LINCOLN SQUARE — The Lawrence Avenue streetscape was billed as a way to make the thoroughfare more attractive to pedestrians and developers, with Mariano's anchoring a retail corridor that would stretch from Andersonville to Lincoln Square.
Now that all major work on the streetscape has been completed, including a controversial "road diet" that removed a lane of traffic, signs indicate the project is beginning to deliver on that promise.
"Lawrence is about to take off," said Ald. Ameya Pawar (47th), pointing to the just-opened Band of Bohemia and the soon-to-open Roots Pizza and The Sixth cocktail bar as early returns on a deliberate investment in Lawrence, with more to follow.

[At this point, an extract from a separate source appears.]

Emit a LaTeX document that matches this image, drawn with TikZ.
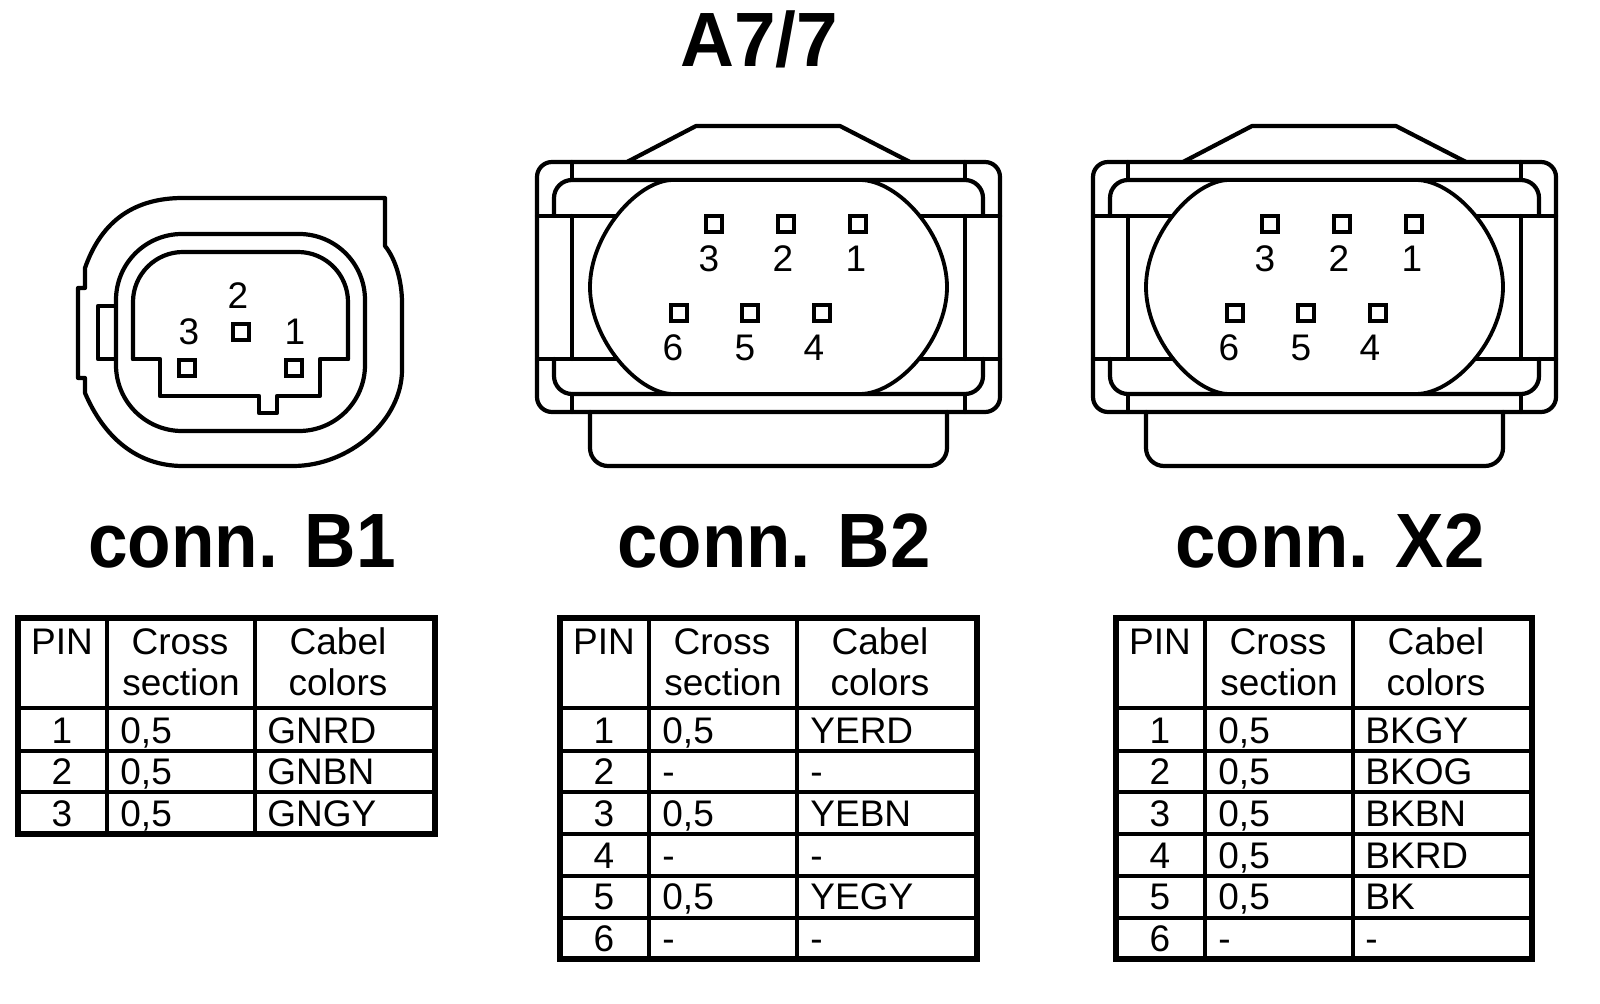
\documentclass[tikz,border=0pt]{standalone}
\usepackage{fontspec}
\setmainfont{Liberation Sans}
\usepackage{tikz}
\tikzset{
    outline/.style={line width=2.1pt, line join=round, line cap=round},
    thinline/.style={line width=1.9pt},
    frameline/.style={line width=2.6pt},
    pinbox/.style={draw, line width=2.1pt, minimum size=8.3pt, inner sep=0pt},
    pinno/.style={font=\fontsize{18.5}{20}\selectfont, anchor=base, inner sep=0pt},
    celltxt/.style={font=\fontsize{18.5}{20}\selectfont, anchor=base west, inner sep=0pt},
    cellmid/.style={font=\fontsize{18.5}{20}\selectfont, anchor=base, inner sep=0pt},
    bigtitle/.style={font=\fontsize{38.5}{40}\selectfont\bfseries, anchor=base, inner sep=0pt, transform shape},
    tablehead/.pic={
        \node[cellmid] (pin) at (604,654) {PIN};
        \node[cellmid] (cross) at (722,654) {Cross};
        \node[cellmid] (section) at (723,696) {section};
        \node[cellmid] (cabel) at (880,654) {Cabel};
        \node[cellmid] (colors) at (880,696) {colors};
    },
    sockface/.pic={
        \draw[outline] (627,162) -- (696,126) -- (840,126) -- (910,162);
        \draw[outline, rounded corners=9pt] (590,412) -- (590,466) -- (947,466) -- (947,412);
        \draw[outline, rounded corners=7.5pt] (537,162) rectangle (1000,412);
        \draw[outline] (572,162) -- (572,180) (572,216) -- (572,359) (572,394) -- (572,412);
        \draw[outline] (965,162) -- (965,180) (965,216) -- (965,359) (965,394) -- (965,412);
        \draw[outline] (537,216) -- (1000,216) (537,359) -- (1000,359);
        \draw[outline, rounded corners=9pt] (554,216) -- (554,180) -- (983,180) -- (983,216);
        \draw[outline, rounded corners=9pt] (554,359) -- (554,394) -- (983,394) -- (983,359);
        \draw[thinline, fill=white] (673,180) .. controls (638,180) and (590,234) .. (590,287)
            .. controls (590,340) and (638,394) .. (673,394) -- (860,394)
            .. controls (898,394) and (947,340) .. (947,287)
            .. controls (947,234) and (898,180) .. (860,180) -- cycle;
        \node[pinbox] (box3) at (714,224) {};
        \node[pinbox] (box2) at (786,224) {};
        \node[pinbox] (box1) at (858,224) {};
        \node[pinbox] (box6) at (679,313) {};
        \node[pinbox] (box5) at (750,313) {};
        \node[pinbox] (box4) at (822,313) {};
        \node[pinno] (no3) at (709,272) {3};
        \node[pinno] (no2) at (783,272) {2};
        \node[pinno] (no1) at (856,272) {1};
        \node[pinno] (no6) at (673,361) {6};
        \node[pinno] (no5) at (745,361) {5};
        \node[pinno] (no4) at (814,361) {4};
    }
}

\begin{document}
\begin{tikzpicture}[x=0.5pt, y=-0.5pt]
    \path[use as bounding box, fill=white] (0,0) rectangle (1600,1004);

    \node[bigtitle, xscale=.97] (titlemain) at (759,67) {A7/7};
    \node[bigtitle, xscale=.925] (titleb1) at (242,568) {conn. B1};
    \node[bigtitle, xscale=.943] (titleb2) at (774,568) {conn. B2};
    \node[bigtitle, xscale=.943] (titlex2) at (1330,568) {conn. X2};

    % connector B1
    \draw[outline] (385,198) -- (385,246) .. controls (395,258) and (402,280) .. (402,303) -- (402,370)
        .. controls (402,420) and (350,466) .. (293,466) -- (183,466)
        .. controls (135,466) and (103,435) .. (85,393) -- (85,378) -- (78,378) -- (78,288) -- (85,288) -- (85,268)
        .. controls (100,225) and (130,198) .. (183,198) -- cycle;
    \draw[outline] (116,306) -- (98,306) -- (98,359) -- (116,359);
    \draw[outline, rounded corners=33pt, fill=white] (116,234) rectangle (365,431);
    \draw[outline, rounded corners=25pt] (133,359) -- (133,252) -- (348,252) -- (348,359);
    \draw[outline] (133,359) -- (160,359) -- (160,396) -- (259,396) -- (259,413) -- (277,413) -- (277,396) -- (320,396) -- (320,359) -- (348,359);
    \node[pinbox] (b1box2) at (241,332) {};
    \node[pinbox] (b1box3) at (187,368) {};
    \node[pinbox] (b1box1) at (294,368) {};
    \node[pinno] (b1no2) at (238,309) {2};
    \node[pinno] (b1no3) at (189,345) {3};
    \node[pinno] (b1no1) at (295,345) {1};

    % connectors B2 and X2
    \pic (sockb) at (0,0) {sockface};
    \pic (sockx) at (556,0) {sockface};

    % table B1
    \draw[thinline] (107,618) -- (107,834) (255,618) -- (255,834);
    \draw[thinline] (18,708) -- (435,708) (18,751) -- (435,751) (18,792) -- (435,792);
    \draw[frameline] (18,618) rectangle (435,834);
    \pic (headb1) at (-542,0) {tablehead};
    \node[cellmid] (b1r1) at (62,743) {1};
    \node[celltxt] (b1a1) at (120,743) {0,5};
    \node[celltxt] (b1c1) at (267,743) {GNRD};
    \node[cellmid] (b1r2) at (62,784) {2};
    \node[celltxt] (b1a2) at (120,784) {0,5};
    \node[celltxt] (b1c2) at (267,784) {GNBN};
    \node[cellmid] (b1r3) at (62,826) {3};
    \node[celltxt] (b1a3) at (120,826) {0,5};
    \node[celltxt] (b1c3) at (267,826) {GNGY};

    % table B2
    \draw[thinline] (649,618) -- (649,959) (797,618) -- (797,959);
    \draw[thinline] (560,708) -- (977,708) (560,751) -- (977,751) (560,792) -- (977,792)
        (560,834) -- (977,834) (560,876) -- (977,876) (560,918) -- (977,918);
    \draw[frameline] (560,618) rectangle (977,959);
    \pic (headb2) at (0,0) {tablehead};
    \node[cellmid] (b2r1) at (604,743) {1};
    \node[celltxt] (b2a1) at (662,743) {0,5};
    \node[celltxt] (b2c1) at (810,743) {YERD};
    \node[cellmid] (b2r2) at (604,784) {2};
    \node[celltxt] (b2a2) at (662,784) {-};
    \node[celltxt] (b2c2) at (810,784) {-};
    \node[cellmid] (b2r3) at (604,826) {3};
    \node[celltxt] (b2a3) at (662,826) {0,5};
    \node[celltxt] (b2c3) at (810,826) {YEBN};
    \node[cellmid] (b2r4) at (604,868) {4};
    \node[celltxt] (b2a4) at (662,868) {-};
    \node[celltxt] (b2c4) at (810,868) {-};
    \node[cellmid] (b2r5) at (604,909) {5};
    \node[celltxt] (b2a5) at (662,909) {0,5};
    \node[celltxt] (b2c5) at (810,909) {YEGY};
    \node[cellmid] (b2r6) at (604,951) {6};
    \node[celltxt] (b2a6) at (662,951) {-};
    \node[celltxt] (b2c6) at (810,951) {-};

    % table X2
    \draw[thinline] (1205,618) -- (1205,959) (1353,618) -- (1353,959);
    \draw[thinline] (1116,708) -- (1532,708) (1116,751) -- (1532,751) (1116,792) -- (1532,792)
        (1116,834) -- (1532,834) (1116,876) -- (1532,876) (1116,918) -- (1532,918);
    \draw[frameline] (1116,618) rectangle (1532,959);
    \pic (headx2) at (556,0) {tablehead};
    \node[cellmid] (x2r1) at (1160,743) {1};
    \node[celltxt] (x2a1) at (1218,743) {0,5};
    \node[celltxt] (x2c1) at (1365,743) {BKGY};
    \node[cellmid] (x2r2) at (1160,784) {2};
    \node[celltxt] (x2a2) at (1218,784) {0,5};
    \node[celltxt] (x2c2) at (1365,784) {BKOG};
    \node[cellmid] (x2r3) at (1160,826) {3};
    \node[celltxt] (x2a3) at (1218,826) {0,5};
    \node[celltxt] (x2c3) at (1365,826) {BKBN};
    \node[cellmid] (x2r4) at (1160,868) {4};
    \node[celltxt] (x2a4) at (1218,868) {0,5};
    \node[celltxt] (x2c4) at (1365,868) {BKRD};
    \node[cellmid] (x2r5) at (1160,909) {5};
    \node[celltxt] (x2a5) at (1218,909) {0,5};
    \node[celltxt] (x2c5) at (1365,909) {BK};
    \node[cellmid] (x2r6) at (1160,951) {6};
    \node[celltxt] (x2a6) at (1218,951) {-};
    \node[celltxt] (x2c6) at (1365,951) {-};
\end{tikzpicture}
\end{document}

"We, as a community, spent three years prepping for this point," he said.
But are residents ready for what development could mean?
One of the first proposals for new construction on the street is providing an initial test for what Pawar has dubbed "A New Lawrence."
The underused Farmers Garden Market property is ripe for development — but what kind? [DNAinfo/Patty Wetli]
All About Density
Candea has presented two new construction options for 2232 W. Lawrence Ave., the occasional home of Farmers Garden Market.
The proximity to public transportation — both the Ravenswood Metra and Western Brown Line station — as well as a nearby park (just upgraded) and dining and retail in Lincoln Square make the location particularly attractive, Candea said.
"Those are all the pieces that are market driven," he said.
Building option No. 1 would stand 50 feet tall and consist of four stories of solely residential condos; option No. 2 would rise 60 feet and house a five-story mix of condos and ground-floor commercial.
Both would require a zoning change. The existing designation limits the number of residential units to four, instead of the 12 to 14 condos Candea is pitching.
The current zoning is one reason why "Lawrence is so distressed," Candea said. "To turn Lawrence around, you need density. We need to get density first — without that, you're not going to get ... a vibrant commercial community."
This Candea development on Damen has been "transformative." Can you picture this on Lawrence? [DNAinfo/Patty Wetli]
His team was able to selectively recruit tenants to the company's Damen Avenue development — including Ampersand Wine Bar, Groundswell, District and Alapash — because of the street's greater volume of pedestrians compared with Lawrence, Candea said.
"Lawrence has higher vehicular traffic, but the foot traffic isn't there yet," he said. "I think you can have something really special there ... but you need to build up the busy streets."
"The whole point of the streetscape was not just [for] businesses but to get new residents up and down Lawrence," the alderman said. "You need more people living on Lawrence. More people, more units, more businesses grows the tax base, spreads the tax burden. That is a good thing for our neighborhood."
"Something Missing Here"
But the people who already live along Lawrence don't necessarily agree that growth is good.
A "very vocal minority" of residents objected to both of Candea's proposals at a community meeting held in the fall, according to Bob Farster, a neighbor who attended the presentation.
Concerns included traffic, parking and "what it would be like to have a 50-foot tall building in that spot," he said.
Candea said he's grown accustomed to such resistance to his projects, which are aimed at accommodating families who can't afford single-family homes.
"The people who create the biggest fuss are people who live in houses," Candea said. "If they live in a house, they think everyone should."
"Candea had some really nice-looking ideas, and he's getting pushback," said Farster. "People said, 'We don't want the Farmers Market there, we don't want that [Candea] building there.' I left the meeting thinking, 'There's something missing here.'"
That something, in his view, was a plan for what people do want on Lawrence.
Vogle Playlot, 2100 W. Lawrence, has received a makeover as part of "A New Lawrence" movement. [DNAinfo/Patty Wetli]
Now that the avenue no longer looks "like a Third World country," Farster said residents have an opportunity to come together to create a thoughtful, informed vision for what a vibrant Lawrence Avenue could look like.
"Community meetings tend to break down," he said. "Instead of doing these one-offs, we need a bigger strategy."
To that end, he's in the process of forming a group along the lines of the Northcenter Neighborhood Association or the Ravenswood Neighbors Association. Developers could run their ideas past the organization, which, in turn, could provide feedback to Pawar.
"No matter what we do, development's coming," Farster said. "The idea is to create a realistic vision ... to make sure development on Lawrence is happening in a responsible way."
He's aiming to hold the first meeting of the yet-to-be-named association in the New Year. Those interested in participating can email firstname.lastname@example.org for more information.
Pawar said he would welcome the input of Farster's nascent group.
"People almost always come together when they're angry," he said. "The hard work is when you're trying to do positive things."
The trick will be to find the middle ground between developers who would like to see all of Lawrence redeveloped in one swoop and residents who would like to reject everything.
After pouring money into Lawrence to make it more appealing, Pawar said he's committed to seeing through what the streetscape started.
"But I have to make sure [development] happens in stages the community can handle," he said.